Written instruction >>
Return only the lines from the top of the data down to the one that holds "acuity_err = [2.2, 3.2, 2.9]", both included, without any pictures.

* Begin Supplied material *

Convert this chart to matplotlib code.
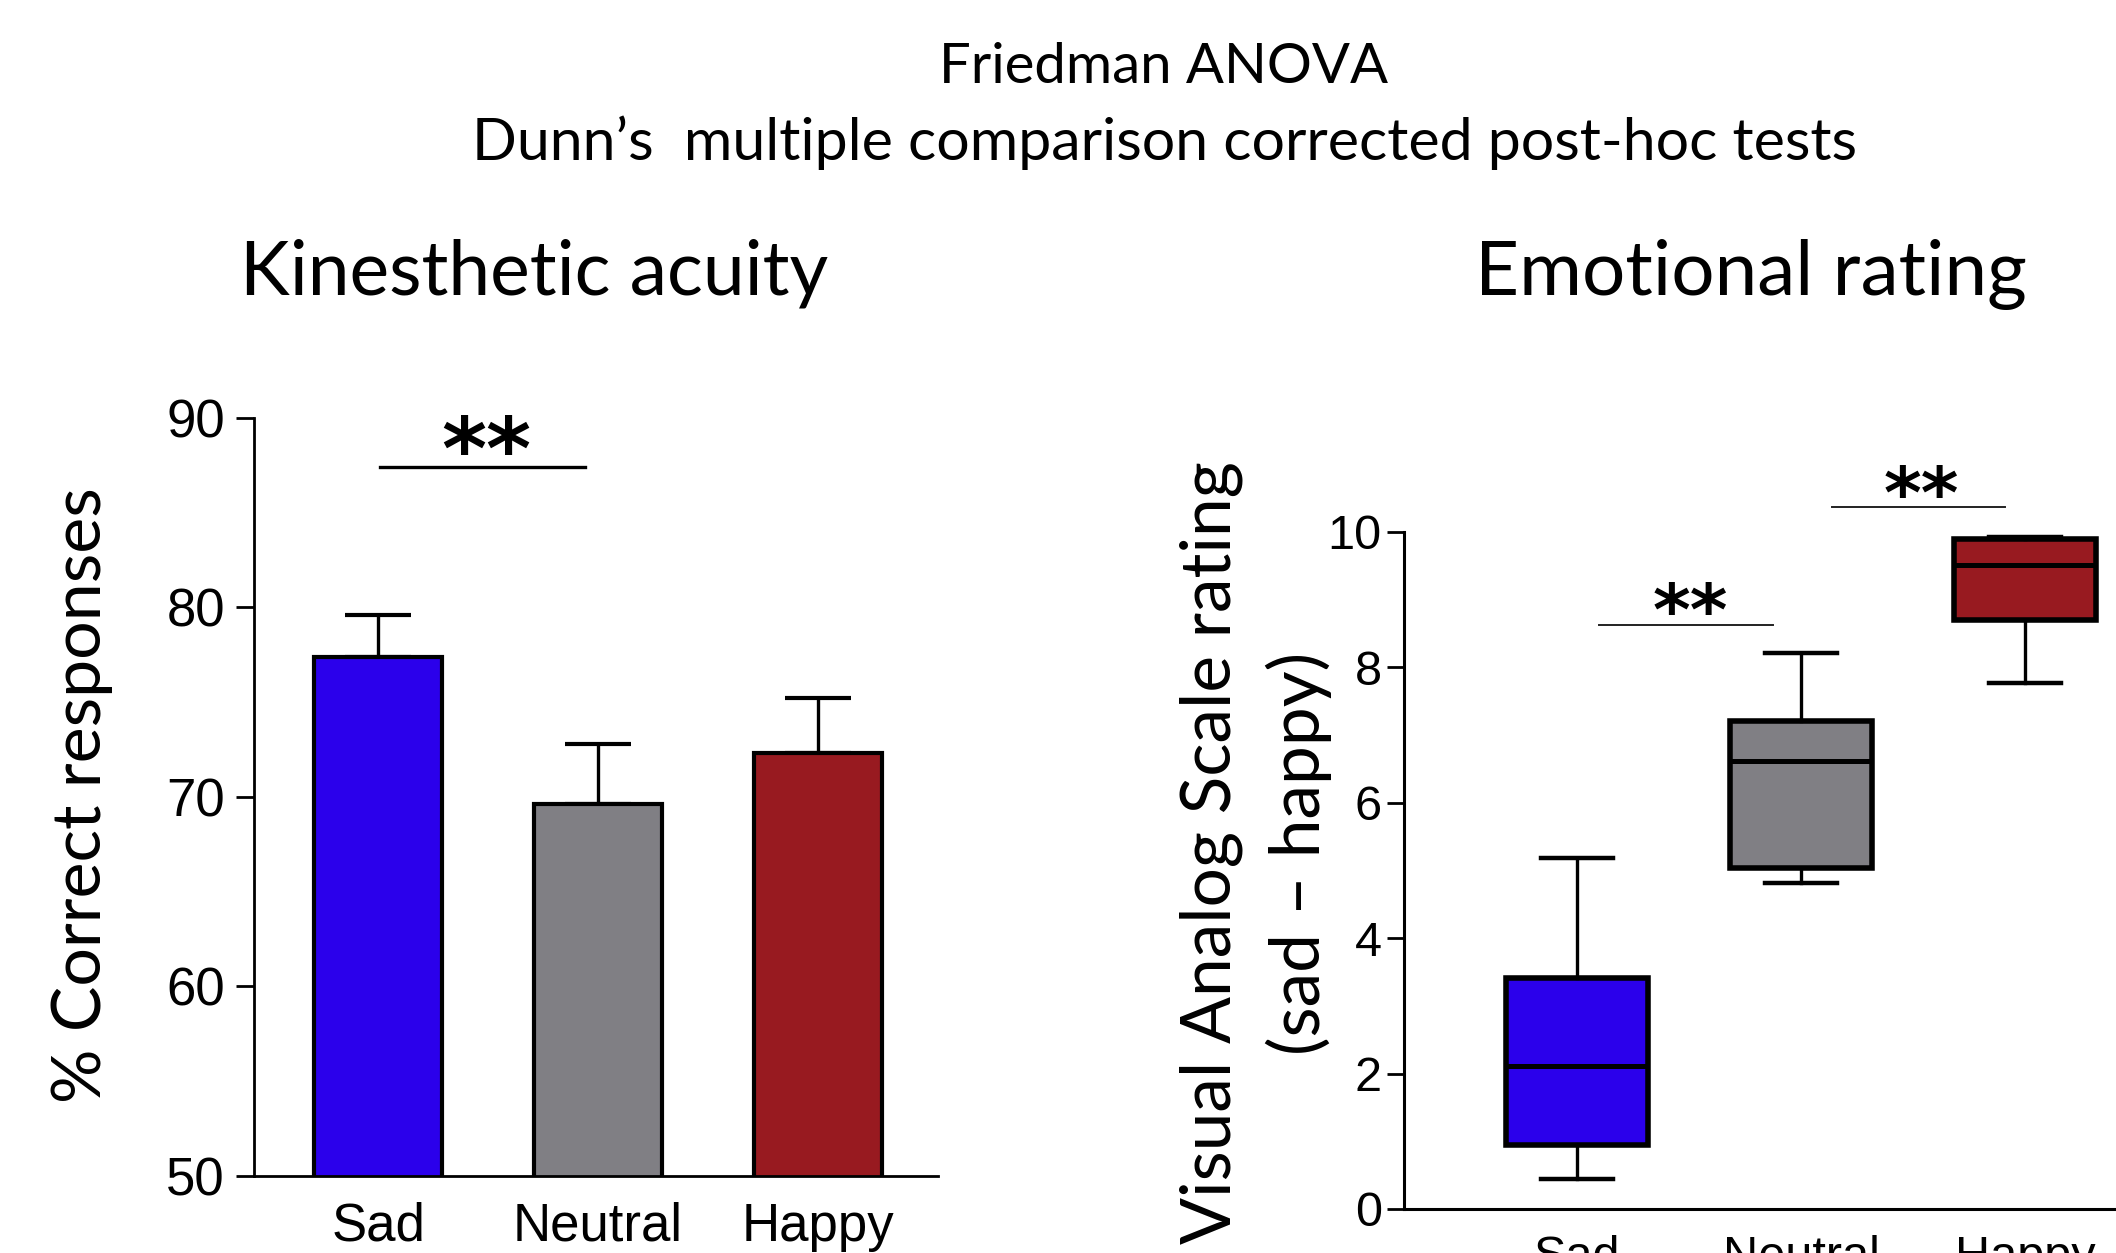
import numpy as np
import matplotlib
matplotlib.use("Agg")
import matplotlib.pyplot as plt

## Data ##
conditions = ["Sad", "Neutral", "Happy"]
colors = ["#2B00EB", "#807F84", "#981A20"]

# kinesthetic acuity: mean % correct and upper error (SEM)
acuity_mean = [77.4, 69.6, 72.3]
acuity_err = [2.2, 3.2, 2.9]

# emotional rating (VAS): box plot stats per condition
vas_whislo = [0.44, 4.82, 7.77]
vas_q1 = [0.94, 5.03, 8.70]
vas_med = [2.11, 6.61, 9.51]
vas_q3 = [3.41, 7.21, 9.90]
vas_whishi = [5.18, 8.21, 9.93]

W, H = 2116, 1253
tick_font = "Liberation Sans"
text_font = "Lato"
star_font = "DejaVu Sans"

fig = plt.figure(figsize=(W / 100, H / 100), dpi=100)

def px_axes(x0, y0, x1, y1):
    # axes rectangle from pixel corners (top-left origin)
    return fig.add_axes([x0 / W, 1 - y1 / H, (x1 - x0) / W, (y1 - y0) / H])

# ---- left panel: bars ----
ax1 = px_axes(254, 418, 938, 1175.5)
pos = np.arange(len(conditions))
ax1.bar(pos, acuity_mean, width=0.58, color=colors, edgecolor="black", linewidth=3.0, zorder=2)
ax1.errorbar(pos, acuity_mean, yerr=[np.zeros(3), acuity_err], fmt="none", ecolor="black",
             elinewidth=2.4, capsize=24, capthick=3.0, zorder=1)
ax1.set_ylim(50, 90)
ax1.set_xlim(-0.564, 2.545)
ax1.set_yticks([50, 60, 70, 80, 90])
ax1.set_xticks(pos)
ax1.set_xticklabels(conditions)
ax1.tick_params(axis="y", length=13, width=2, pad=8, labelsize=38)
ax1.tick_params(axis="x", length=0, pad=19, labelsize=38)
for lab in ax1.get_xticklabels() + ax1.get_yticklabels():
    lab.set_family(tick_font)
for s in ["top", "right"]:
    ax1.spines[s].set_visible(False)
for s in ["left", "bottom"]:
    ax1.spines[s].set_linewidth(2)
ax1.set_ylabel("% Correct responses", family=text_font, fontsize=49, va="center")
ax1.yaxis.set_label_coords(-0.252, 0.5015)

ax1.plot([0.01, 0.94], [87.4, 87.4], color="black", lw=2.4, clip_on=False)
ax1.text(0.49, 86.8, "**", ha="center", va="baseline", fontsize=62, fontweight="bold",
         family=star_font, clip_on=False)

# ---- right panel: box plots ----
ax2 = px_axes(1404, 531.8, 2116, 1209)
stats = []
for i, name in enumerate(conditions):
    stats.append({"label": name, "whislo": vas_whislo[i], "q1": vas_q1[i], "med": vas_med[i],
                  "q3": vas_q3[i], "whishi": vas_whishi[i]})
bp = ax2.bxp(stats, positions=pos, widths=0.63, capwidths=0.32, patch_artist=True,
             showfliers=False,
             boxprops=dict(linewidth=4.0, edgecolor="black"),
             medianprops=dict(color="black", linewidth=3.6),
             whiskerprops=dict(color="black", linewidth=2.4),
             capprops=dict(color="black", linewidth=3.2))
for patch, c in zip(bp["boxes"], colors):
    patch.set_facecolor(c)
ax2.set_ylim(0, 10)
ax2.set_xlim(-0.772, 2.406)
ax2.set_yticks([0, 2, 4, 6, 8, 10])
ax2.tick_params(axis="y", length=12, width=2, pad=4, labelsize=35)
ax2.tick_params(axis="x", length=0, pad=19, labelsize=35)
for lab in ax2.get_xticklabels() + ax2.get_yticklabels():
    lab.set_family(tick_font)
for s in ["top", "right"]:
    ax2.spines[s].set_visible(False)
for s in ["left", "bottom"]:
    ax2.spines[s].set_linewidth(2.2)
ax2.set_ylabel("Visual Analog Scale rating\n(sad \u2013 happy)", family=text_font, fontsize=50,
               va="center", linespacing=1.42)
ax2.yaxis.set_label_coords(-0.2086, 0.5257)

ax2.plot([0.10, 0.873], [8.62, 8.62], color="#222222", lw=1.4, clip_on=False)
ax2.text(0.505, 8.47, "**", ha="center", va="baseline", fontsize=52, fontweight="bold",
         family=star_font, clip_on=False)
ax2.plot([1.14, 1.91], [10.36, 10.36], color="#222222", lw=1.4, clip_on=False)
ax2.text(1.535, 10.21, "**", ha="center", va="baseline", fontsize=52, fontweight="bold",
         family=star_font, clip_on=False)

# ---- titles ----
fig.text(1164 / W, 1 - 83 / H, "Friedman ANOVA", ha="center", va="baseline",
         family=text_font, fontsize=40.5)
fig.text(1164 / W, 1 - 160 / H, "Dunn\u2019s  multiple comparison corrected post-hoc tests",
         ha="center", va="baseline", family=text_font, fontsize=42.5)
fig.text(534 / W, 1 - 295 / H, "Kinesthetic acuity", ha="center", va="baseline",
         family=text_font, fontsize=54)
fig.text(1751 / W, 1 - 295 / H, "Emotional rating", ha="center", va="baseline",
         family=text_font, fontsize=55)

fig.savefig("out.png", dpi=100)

* End Supplied material *

Response >>
Convert this chart to matplotlib code.
import numpy as np
import matplotlib
matplotlib.use("Agg")
import matplotlib.pyplot as plt

## Data ##
conditions = ["Sad", "Neutral", "Happy"]
colors = ["#2B00EB", "#807F84", "#981A20"]

# kinesthetic acuity: mean % correct and upper error (SEM)
acuity_mean = [77.4, 69.6, 72.3]
acuity_err = [2.2, 3.2, 2.9]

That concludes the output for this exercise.